Starting with the first line of the listing, quote each line exactly until and including the one with "8.6, 8.8, 9.0];", leaving pictures out.
+-------+
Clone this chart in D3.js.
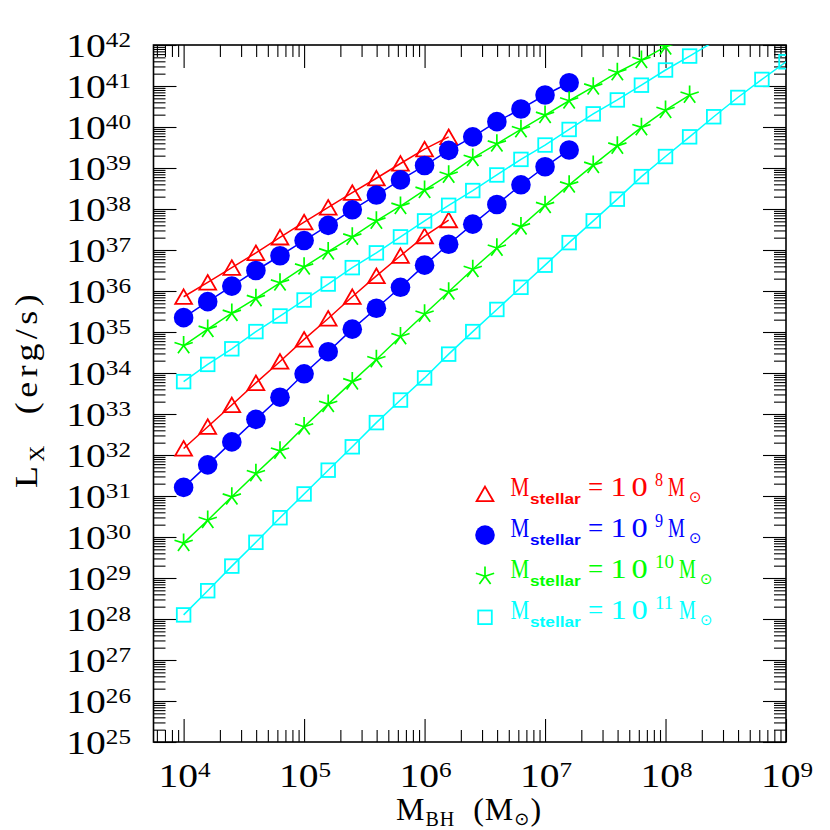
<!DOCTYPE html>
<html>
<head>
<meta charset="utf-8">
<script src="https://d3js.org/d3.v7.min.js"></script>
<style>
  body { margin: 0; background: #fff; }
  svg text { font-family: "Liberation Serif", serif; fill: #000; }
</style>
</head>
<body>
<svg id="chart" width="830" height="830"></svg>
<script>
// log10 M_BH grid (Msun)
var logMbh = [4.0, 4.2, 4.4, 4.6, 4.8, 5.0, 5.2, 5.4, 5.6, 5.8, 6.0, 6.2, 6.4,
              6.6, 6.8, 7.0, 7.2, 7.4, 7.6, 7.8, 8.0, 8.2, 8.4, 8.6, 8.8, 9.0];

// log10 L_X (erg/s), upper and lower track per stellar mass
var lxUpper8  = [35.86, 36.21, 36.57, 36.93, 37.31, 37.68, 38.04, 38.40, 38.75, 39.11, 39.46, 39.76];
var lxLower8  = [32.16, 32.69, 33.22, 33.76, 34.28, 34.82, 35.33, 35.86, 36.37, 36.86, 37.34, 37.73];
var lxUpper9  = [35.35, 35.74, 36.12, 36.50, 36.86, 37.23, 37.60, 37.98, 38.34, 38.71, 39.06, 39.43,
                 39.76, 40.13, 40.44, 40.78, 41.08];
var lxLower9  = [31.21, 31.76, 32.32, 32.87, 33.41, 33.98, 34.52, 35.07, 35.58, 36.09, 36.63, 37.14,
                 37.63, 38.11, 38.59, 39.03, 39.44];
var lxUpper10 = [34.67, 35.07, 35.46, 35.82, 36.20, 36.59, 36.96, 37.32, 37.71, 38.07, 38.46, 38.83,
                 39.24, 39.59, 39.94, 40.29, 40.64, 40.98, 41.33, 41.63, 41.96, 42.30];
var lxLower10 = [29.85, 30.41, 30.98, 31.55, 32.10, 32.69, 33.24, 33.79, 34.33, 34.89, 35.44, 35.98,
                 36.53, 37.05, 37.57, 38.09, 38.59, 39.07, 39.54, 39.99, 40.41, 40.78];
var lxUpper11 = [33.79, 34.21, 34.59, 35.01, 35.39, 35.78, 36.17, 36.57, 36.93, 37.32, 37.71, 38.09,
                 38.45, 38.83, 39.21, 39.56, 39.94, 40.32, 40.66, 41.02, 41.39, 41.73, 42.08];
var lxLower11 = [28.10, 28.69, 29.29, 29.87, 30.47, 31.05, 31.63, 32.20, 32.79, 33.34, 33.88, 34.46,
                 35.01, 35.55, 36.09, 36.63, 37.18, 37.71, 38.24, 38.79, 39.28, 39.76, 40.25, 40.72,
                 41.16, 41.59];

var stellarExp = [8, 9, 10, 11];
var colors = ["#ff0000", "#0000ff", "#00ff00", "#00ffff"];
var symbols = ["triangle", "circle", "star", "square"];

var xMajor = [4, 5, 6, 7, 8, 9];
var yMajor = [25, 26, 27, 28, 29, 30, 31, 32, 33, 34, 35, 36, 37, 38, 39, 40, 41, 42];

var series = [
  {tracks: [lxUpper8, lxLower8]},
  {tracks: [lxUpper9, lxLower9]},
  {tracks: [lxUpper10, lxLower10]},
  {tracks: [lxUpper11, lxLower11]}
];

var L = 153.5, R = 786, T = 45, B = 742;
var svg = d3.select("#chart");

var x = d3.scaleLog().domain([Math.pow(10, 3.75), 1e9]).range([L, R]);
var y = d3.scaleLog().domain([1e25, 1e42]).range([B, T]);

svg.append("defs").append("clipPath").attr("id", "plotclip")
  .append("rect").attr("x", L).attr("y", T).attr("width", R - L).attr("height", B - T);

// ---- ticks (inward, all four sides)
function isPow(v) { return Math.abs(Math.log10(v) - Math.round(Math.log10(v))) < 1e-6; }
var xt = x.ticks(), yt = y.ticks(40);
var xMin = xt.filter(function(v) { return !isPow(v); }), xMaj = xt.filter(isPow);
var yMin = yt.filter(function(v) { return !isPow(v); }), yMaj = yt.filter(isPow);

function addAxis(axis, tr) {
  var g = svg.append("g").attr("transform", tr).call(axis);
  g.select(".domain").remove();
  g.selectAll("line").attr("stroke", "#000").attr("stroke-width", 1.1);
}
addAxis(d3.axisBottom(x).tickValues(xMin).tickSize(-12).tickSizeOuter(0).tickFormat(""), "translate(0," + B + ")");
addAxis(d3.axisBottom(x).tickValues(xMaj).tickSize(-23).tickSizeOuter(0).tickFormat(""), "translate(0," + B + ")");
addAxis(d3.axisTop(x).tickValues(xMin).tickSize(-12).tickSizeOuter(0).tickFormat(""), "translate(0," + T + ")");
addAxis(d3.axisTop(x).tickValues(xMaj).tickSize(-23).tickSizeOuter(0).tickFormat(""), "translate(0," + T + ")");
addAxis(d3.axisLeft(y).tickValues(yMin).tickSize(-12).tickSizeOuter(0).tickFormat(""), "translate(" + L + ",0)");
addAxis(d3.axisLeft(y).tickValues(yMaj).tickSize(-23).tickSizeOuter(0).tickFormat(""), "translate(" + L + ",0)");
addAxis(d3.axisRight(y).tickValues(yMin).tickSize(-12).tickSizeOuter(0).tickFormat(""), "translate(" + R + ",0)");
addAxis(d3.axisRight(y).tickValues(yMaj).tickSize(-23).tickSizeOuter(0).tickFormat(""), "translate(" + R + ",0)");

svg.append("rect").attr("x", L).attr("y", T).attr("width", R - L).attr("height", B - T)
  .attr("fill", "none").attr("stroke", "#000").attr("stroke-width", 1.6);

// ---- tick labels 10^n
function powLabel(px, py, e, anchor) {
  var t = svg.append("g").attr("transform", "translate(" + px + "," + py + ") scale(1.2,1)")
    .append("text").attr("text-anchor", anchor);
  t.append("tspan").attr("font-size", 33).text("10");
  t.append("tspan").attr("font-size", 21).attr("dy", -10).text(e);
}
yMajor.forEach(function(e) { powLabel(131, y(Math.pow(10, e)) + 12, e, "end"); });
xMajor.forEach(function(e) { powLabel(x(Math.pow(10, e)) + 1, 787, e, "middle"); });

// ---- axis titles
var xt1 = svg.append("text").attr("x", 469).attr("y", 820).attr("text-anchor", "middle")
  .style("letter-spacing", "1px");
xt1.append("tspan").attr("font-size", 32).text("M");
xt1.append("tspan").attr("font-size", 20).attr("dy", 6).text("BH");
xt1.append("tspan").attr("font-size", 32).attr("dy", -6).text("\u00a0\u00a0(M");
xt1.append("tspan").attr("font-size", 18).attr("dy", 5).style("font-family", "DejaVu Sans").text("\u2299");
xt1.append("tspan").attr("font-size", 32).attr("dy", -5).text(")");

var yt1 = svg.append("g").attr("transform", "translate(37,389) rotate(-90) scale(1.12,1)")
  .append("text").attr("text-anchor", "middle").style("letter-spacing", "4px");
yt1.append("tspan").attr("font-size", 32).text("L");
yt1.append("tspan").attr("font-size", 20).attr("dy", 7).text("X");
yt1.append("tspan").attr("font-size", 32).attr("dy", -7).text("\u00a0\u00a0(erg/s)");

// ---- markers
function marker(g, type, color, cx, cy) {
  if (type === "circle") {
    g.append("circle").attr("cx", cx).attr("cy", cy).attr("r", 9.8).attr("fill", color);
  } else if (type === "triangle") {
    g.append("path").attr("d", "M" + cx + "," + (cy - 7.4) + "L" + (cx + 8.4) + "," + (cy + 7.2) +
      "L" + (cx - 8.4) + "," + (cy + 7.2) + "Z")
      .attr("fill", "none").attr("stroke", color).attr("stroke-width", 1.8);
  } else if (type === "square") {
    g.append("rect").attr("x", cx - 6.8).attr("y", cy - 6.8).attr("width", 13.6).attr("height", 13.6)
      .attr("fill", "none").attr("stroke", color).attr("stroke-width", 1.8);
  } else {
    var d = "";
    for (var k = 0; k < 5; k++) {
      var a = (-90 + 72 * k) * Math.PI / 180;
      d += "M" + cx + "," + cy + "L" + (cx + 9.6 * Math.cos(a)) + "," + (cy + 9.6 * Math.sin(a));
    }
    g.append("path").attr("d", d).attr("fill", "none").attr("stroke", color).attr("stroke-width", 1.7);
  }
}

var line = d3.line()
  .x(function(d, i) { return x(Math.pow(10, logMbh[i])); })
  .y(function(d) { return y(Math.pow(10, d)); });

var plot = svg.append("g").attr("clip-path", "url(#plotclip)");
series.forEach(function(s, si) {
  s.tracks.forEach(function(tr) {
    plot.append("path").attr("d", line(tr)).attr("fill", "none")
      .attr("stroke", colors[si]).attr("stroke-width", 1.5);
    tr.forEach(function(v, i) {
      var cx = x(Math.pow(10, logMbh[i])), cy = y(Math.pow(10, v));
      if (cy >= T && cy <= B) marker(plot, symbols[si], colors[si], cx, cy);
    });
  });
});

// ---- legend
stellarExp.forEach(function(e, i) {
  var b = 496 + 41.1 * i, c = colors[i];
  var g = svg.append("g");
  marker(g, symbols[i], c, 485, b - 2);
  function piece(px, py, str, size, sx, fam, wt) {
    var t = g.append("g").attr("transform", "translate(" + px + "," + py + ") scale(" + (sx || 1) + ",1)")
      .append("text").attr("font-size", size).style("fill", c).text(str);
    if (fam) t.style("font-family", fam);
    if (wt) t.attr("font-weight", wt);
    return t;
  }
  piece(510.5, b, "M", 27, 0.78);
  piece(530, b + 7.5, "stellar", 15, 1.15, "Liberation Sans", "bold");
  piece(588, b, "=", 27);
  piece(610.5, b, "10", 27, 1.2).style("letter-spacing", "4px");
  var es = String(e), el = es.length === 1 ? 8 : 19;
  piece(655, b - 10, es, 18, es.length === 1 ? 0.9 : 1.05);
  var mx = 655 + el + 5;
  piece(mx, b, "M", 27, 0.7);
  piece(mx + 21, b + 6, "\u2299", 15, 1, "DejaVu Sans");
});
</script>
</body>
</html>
+-------+
▶ [Answer]
Clone this chart in D3.js.
<!DOCTYPE html>
<html>
<head>
<meta charset="utf-8">
<script src="https://d3js.org/d3.v7.min.js"></script>
<style>
  body { margin: 0; background: #fff; }
  svg text { font-family: "Liberation Serif", serif; fill: #000; }
</style>
</head>
<body>
<svg id="chart" width="830" height="830"></svg>
<script>
// log10 M_BH grid (Msun)
var logMbh = [4.0, 4.2, 4.4, 4.6, 4.8, 5.0, 5.2, 5.4, 5.6, 5.8, 6.0, 6.2, 6.4,
              6.6, 6.8, 7.0, 7.2, 7.4, 7.6, 7.8, 8.0, 8.2, 8.4, 8.6, 8.8, 9.0];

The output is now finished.